The Kids Who Stopped Asking Permission
Growing up, I was quietly jealous of girls. Not in any complicated way—just the pragmatic envy of someone with fewer options. They could layer skirts over trousers, mix menswear and ballgowns, wear something different every day and call it personal style. Boys showed up in jeans and a t-shirt, or they got stared at. In the small town where I grew up, difference was treated as a personal failing, and the wardrobe was a closed system with no appeals process.
Harajuku—the Tokyo neighborhood that has functioned as the fashion epicenter of East Asia for decades, possibly the whole world—runs on different logic, or rather on the understanding that the old logic was always optional. Even there, the social pressure toward conformity is real, stronger in Japan than almost anywhere. But a growing number of young people in Harajuku are simply ignoring the concept of gendered clothing entirely: boys wearing what was designed for girls, girls wearing what was designed for boys, the whole division dissolving into whatever looks right and feels good.

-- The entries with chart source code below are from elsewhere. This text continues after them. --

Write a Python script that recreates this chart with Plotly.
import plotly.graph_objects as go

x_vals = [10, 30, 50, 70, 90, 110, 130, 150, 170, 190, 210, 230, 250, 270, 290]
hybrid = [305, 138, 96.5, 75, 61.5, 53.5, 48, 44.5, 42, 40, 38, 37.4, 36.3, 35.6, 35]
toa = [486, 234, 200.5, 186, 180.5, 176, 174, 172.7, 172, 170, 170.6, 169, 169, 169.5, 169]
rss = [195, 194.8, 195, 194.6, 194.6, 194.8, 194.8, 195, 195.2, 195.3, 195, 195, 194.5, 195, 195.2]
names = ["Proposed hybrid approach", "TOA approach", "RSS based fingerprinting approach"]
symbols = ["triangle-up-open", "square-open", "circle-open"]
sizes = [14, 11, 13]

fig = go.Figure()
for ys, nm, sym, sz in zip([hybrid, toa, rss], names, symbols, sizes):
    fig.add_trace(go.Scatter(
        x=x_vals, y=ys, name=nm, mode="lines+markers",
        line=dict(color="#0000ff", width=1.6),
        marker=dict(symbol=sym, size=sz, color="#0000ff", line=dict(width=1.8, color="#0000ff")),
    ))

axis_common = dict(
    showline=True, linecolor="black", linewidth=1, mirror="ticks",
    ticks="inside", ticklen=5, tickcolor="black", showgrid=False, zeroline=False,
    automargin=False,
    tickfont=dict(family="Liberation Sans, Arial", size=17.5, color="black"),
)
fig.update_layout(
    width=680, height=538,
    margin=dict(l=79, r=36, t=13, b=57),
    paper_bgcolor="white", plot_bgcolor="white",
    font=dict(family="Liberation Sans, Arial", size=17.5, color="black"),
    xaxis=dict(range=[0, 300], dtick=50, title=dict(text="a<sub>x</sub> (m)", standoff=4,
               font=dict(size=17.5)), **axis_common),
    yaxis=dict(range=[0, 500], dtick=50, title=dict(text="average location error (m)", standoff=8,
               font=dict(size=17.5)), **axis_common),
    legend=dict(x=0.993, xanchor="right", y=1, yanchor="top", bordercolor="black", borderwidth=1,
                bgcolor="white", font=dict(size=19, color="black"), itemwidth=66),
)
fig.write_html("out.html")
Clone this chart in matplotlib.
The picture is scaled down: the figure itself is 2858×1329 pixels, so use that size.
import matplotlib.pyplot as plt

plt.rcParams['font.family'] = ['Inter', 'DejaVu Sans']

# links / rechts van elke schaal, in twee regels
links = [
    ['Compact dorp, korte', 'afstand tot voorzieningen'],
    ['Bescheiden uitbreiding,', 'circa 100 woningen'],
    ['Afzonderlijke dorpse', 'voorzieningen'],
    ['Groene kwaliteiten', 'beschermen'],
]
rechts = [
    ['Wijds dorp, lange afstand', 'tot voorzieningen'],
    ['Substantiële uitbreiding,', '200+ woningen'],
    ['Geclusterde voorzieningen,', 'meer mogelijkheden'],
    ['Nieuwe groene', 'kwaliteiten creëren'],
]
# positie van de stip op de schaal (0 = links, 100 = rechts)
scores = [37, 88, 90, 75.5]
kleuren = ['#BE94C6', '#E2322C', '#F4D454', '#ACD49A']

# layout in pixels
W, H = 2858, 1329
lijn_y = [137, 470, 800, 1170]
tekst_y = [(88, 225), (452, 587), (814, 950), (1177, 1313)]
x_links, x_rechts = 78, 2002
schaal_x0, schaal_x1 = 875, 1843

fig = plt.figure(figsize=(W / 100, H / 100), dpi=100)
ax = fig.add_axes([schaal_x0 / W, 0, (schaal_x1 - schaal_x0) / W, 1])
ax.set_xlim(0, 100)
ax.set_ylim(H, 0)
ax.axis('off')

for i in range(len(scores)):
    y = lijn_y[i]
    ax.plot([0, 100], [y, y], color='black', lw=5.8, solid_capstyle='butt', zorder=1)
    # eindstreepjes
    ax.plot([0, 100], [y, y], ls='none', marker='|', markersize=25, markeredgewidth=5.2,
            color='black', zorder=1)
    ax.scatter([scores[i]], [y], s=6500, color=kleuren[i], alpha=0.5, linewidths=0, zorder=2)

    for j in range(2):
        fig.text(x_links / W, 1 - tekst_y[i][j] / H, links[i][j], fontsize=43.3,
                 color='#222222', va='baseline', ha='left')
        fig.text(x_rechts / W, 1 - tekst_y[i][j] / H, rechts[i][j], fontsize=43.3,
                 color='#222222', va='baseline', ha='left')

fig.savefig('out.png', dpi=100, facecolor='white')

i-D spent time with Satsuki Nakayama, Yutaro Goto, and Ayumu Shimokuni in Tokyo—three people who just wear what they want and have stopped waiting for permission to do so. Their argument isn’t ideological, it’s almost bored: fashion has nothing to do with gender, and clothing shouldn’t carry that weight. They just get dressed. More and more people around them are starting to do the same, and the only ones bothered by it are the ones who were always going to be bothered.